Buck-passing will not help the state of affairs.
There is now the growing need for a tripartite action to salvage the situation. First, the executive meddlesomeness and manipulation alleged by the senators to vote out the electoral act amendment in the second reading must cease. The legislature from the national assembly down to the states must be conscious of the fact that failure to grant the extension of time requested by the INEC by amending the constitution to wit, can truncate the nation’s democracy.
INEC, on its part, should realize it has a date with history which again depending on how it is met can gravely affect the nation’s march to full democratic governance. Jega particularly, should realize that Nigerians were traumatized by his predecessors and now look forward to him for succor and remedy. At the moment, he has not done that much to register his commitment towards that beyond reminding them of his integrity at every turn. His Commission’s gross error of judgment in calculating timelines for procurements of equipments, carrying out registration of voters and allied matters, is actually a heavy minus and has taken a heavy toll on his credibility without him realizing.

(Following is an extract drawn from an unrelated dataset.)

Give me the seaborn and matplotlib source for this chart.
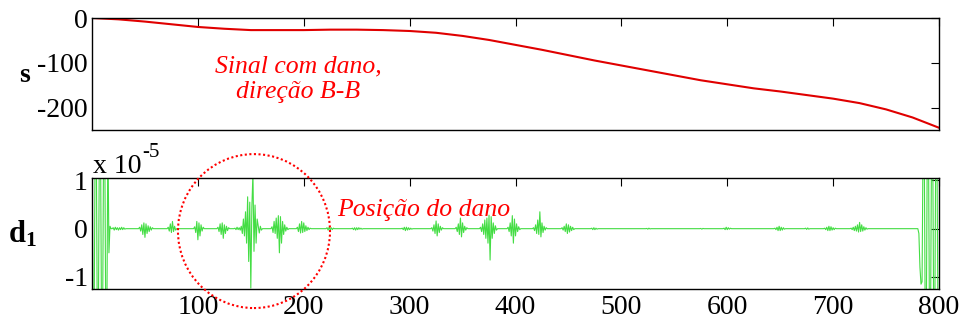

Jega is not coming from the outer space to take the INEC job. He knows that Nigerians have been made into hardnosed skeptics by their appalling experience in democratic practice. Learned helplessness has been their lot, and each successive election has only grown worse in comparism, as the present one threatens despite Jega’s assurances that he would leave behind the best election record in the nation thus far. Such historic ambition will not come through buck-passing but through proactive measures.
By apathy as a political culture, following numerous ghastly experiences, Nigerians now prefer to wait for their leaders in the wing to either fail or succeed. For Jega, it will not be different. The earlier he realizes that he is on his own the better. And that no matter who is seizing the chance of his requested amendment for extension of time to throw in the spanner in the work, it is still him Nigerians are looking at.
History will not forgive Jega for failing since he had all the chance and goodwill.